> **Requirements**
Return the material exactly, first line through the line containing "import seaborn as sns", and nothing more. Pictures stay out.

> **Dataset excerpt**

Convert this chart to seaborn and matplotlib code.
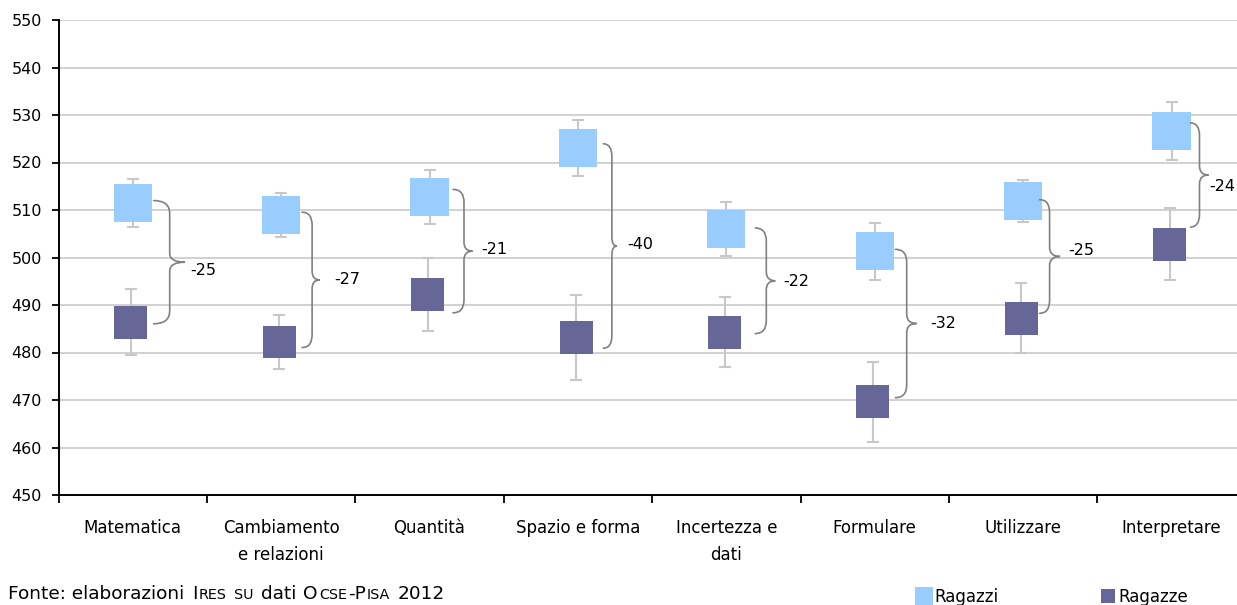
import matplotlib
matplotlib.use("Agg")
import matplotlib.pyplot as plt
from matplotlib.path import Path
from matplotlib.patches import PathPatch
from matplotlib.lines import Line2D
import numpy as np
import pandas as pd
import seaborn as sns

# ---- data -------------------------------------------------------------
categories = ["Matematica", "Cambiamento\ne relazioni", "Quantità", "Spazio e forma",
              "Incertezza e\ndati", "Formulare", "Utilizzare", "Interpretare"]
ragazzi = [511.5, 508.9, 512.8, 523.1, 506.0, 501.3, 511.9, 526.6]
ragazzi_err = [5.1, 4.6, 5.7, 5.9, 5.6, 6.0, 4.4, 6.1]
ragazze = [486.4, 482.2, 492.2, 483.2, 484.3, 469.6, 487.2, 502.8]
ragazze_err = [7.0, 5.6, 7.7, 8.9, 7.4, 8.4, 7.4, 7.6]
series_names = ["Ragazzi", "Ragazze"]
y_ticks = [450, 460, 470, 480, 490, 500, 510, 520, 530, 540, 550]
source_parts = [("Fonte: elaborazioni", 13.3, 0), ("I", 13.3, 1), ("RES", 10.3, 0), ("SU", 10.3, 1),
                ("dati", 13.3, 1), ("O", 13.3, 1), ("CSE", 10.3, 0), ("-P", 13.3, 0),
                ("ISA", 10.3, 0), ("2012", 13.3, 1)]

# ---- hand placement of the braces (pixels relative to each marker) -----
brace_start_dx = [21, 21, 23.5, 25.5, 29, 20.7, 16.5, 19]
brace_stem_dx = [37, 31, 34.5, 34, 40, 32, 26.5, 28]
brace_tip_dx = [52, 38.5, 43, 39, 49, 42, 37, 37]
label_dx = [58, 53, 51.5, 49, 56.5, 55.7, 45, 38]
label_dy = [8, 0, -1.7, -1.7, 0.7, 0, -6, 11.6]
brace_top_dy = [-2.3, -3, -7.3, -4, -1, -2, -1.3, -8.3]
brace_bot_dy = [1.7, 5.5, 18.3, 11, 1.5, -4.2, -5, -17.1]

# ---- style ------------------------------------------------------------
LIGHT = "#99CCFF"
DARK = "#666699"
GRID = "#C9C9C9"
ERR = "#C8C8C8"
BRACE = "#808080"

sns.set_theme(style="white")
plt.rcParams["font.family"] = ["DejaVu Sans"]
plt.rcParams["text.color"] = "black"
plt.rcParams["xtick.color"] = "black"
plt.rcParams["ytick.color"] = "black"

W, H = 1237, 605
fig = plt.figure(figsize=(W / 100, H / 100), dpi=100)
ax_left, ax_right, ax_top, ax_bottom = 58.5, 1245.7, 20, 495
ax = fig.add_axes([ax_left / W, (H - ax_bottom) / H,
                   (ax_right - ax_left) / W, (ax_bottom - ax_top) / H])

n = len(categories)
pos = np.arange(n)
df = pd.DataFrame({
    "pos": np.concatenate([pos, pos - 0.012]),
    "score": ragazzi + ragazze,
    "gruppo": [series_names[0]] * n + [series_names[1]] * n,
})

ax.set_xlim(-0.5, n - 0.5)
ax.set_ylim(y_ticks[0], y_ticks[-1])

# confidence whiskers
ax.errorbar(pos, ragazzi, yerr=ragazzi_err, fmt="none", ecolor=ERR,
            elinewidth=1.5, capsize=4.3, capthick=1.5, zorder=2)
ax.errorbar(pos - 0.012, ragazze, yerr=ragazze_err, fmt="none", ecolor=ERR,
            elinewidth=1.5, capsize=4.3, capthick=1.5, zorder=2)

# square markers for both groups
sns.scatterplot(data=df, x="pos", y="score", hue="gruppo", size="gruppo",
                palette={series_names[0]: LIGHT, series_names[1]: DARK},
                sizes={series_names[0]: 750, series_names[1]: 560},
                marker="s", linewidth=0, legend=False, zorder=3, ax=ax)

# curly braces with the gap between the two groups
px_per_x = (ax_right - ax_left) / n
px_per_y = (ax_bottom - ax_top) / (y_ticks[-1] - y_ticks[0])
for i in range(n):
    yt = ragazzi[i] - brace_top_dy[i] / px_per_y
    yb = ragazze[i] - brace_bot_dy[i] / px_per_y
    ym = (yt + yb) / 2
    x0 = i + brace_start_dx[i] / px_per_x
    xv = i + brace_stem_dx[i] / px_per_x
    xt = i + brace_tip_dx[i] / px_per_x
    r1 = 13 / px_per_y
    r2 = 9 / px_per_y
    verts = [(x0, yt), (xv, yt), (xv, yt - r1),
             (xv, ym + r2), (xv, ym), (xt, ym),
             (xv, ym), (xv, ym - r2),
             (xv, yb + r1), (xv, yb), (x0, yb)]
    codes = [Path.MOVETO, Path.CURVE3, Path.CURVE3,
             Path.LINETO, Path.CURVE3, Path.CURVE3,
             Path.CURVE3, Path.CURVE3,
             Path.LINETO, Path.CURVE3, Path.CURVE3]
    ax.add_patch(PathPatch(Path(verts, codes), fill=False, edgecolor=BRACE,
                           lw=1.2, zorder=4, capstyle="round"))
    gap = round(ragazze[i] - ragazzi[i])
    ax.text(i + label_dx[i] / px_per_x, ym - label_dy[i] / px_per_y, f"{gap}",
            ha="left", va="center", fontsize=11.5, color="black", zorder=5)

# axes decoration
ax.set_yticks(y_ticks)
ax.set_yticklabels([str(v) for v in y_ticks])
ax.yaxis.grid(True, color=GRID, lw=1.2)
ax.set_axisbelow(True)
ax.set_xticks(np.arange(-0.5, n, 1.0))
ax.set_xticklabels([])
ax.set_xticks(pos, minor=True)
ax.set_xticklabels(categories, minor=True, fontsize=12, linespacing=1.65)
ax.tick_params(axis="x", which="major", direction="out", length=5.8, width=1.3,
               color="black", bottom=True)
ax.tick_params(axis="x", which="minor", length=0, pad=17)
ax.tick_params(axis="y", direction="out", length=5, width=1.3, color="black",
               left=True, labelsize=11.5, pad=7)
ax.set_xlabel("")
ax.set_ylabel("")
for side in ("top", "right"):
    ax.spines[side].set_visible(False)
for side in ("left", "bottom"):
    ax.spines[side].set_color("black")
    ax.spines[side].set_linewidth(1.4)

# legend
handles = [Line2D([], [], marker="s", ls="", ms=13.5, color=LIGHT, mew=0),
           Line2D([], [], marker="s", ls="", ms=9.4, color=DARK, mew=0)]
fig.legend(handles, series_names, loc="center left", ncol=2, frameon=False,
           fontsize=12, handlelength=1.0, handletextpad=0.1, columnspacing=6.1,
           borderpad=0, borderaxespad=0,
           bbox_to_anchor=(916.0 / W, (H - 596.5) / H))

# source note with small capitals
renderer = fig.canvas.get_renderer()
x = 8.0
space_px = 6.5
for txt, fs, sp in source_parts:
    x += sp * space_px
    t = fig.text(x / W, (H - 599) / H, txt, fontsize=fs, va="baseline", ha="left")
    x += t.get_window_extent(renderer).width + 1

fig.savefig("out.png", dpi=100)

> **Result of this task**
Convert this chart to seaborn and matplotlib code.
import matplotlib
matplotlib.use("Agg")
import matplotlib.pyplot as plt
from matplotlib.path import Path
from matplotlib.patches import PathPatch
from matplotlib.lines import Line2D
import numpy as np
import pandas as pd
import seaborn as sns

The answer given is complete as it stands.